Evidence that the American mind just doesn't want originality: of the films McTiernan has directed, Nomads is the only one that didn't gross over $50 million. ($2.5 million total, if memory serves.) Not coincidentally, it's also by far the most original work he ever did. A dying man is brought into an emergency room on the graveyard shift and, in the process of dying, bites the ear of the doctor who's attending him. The doctor starts having hallucinations—or are they hallucinations?—of the last few days of the victim's life, and the events that led to his death. Compare and contrast Bruce Willis fighting terrorists and/or Arnie and Gov. Ventura fighting aliens with dreadlocks.
It's your standard eighties horror-movie fare, of course, and no one who's seen a film of any sort in the past thirty years will be surprised at the ending, but it's a fantastic look into the mind of a man who's since hit the very top of Hollywood's A-list, filtered through an author who's eminently capable in the script-novelization area. Worth a look. ***
I got this as part of a lot including the Saint-Germain books I was after. I've never read anything by Chelsea outside of the SG series and this was fantastic! I have no idea why Chelsea Quinn Yarbro isn't more well known.
This books is weird & creepy in a fun way. The pacing is great, I had a hard time putting it down. I thought I would hate the storytelling style but it ended up growing on me. (The book is written from several different perspectives & the transition can be jarring & sometimes confusing.)
Definitely worth picking up if you like reading horror. I wouldn't say it's scary, more...ominous. Anyway I'm definitely going to keep reading this author. 👍
Novelización realizada por Yarros a partir del guion de John McTiernan para la película del mismo título. La obra encierra buenas ideas que recuerdan, en cierto modo, a MÁS TENEBOROSO DE LO QUE PIENSAS, de Jack Williamson, aunque adolece de un desarrollo algo anodino, especialmente tratándose de una historia concebida originalmente para el cine.
La narración en flashbacks —aunque en realidad se trate más bien de visiones, que cumplen una función similar— no contribuye demasiado a mantener la trama en movimiento. Más bien se limita a explicar los motivos que han llevado a la situación presente. Además, el hecho de que el protagonista pase tres cuartas partes de la historia casi inconsciente, reaccionando a esas visiones antes de actuar realmente, tampoco ayuda.
Aun así, los elementos que maneja resultan sugerentes y tienen su atractivo, y la prosa mantiene un ritmo ágil, lo cual ya es un mérito en sí mismo.

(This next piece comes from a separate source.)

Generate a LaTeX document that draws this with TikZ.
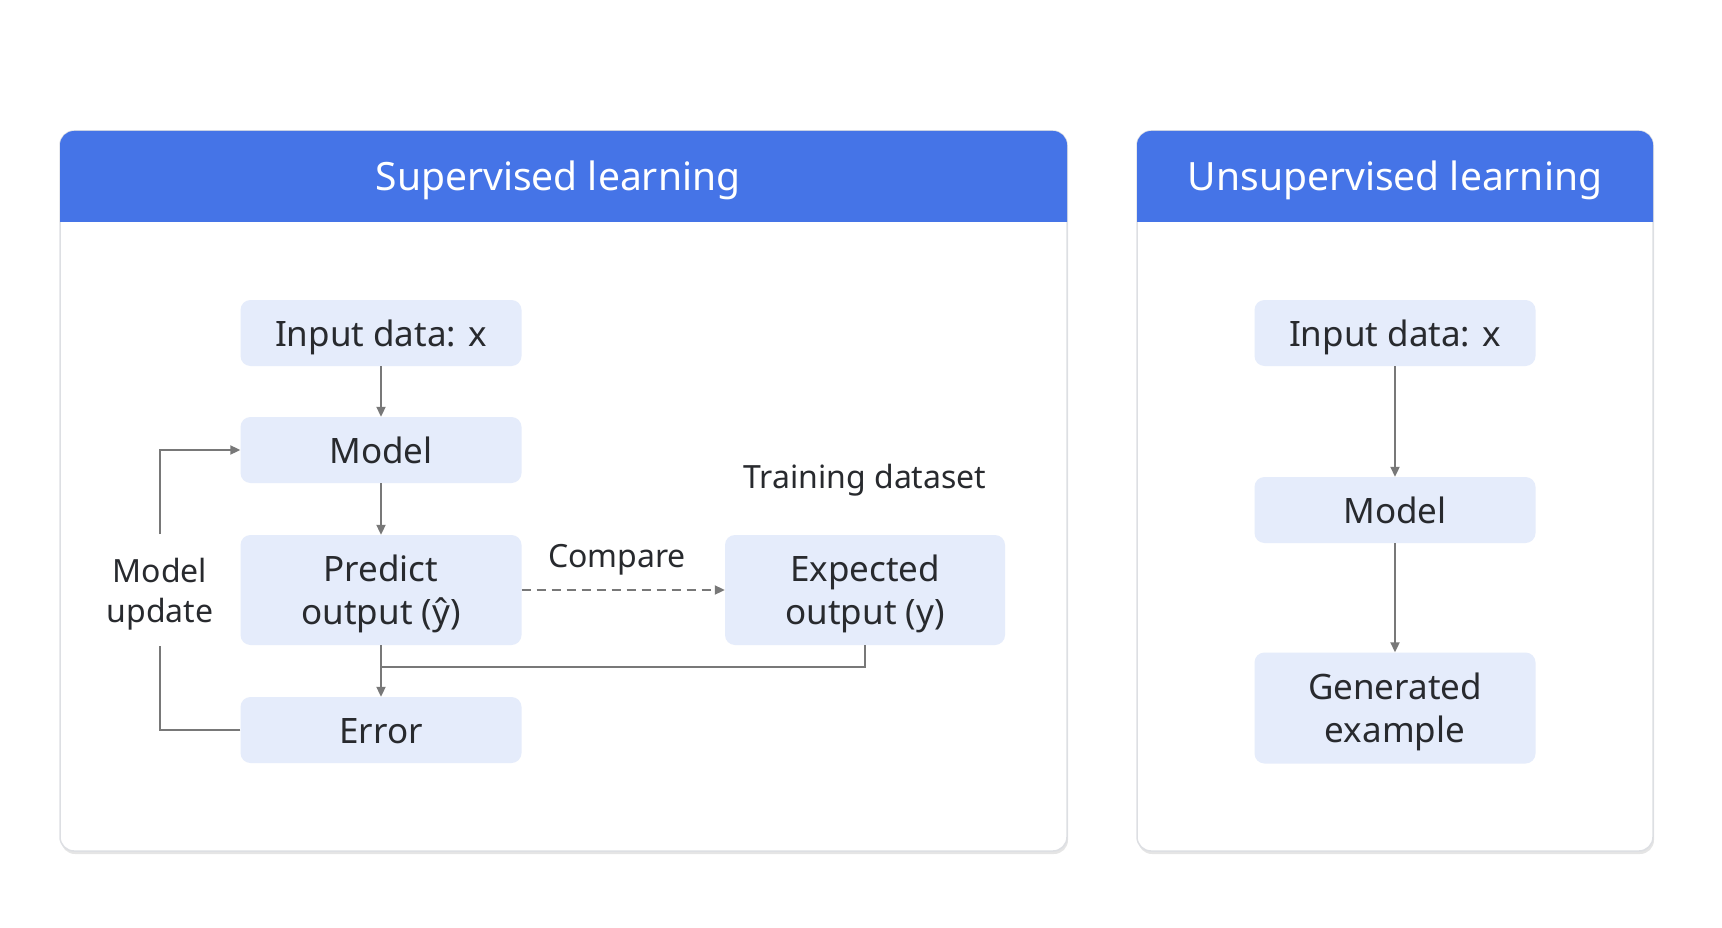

I found this book lying in a old shelf of a semi-abandoned building, must say it was grateful surprise, it is a pretty good novel. It has a beginning that may seem a little dumb at first but when you keep reading it becomes really inmmersive.
Reccomend it to anyone into terror/suspense stories.
I only wish it had a second part or that it were longer...
¡Excelente joya del terror! La manera de narrar de la autora Chelsea Quinn Yarbro atrapa desde el primer capítulo. Los personajes tienen humanidad y la fuerza antagónica sobrenatural me dio escalofríos. Además reflexiona sobre la condición humana y la importancia de tener vínculos estrechos. Un diez redondo.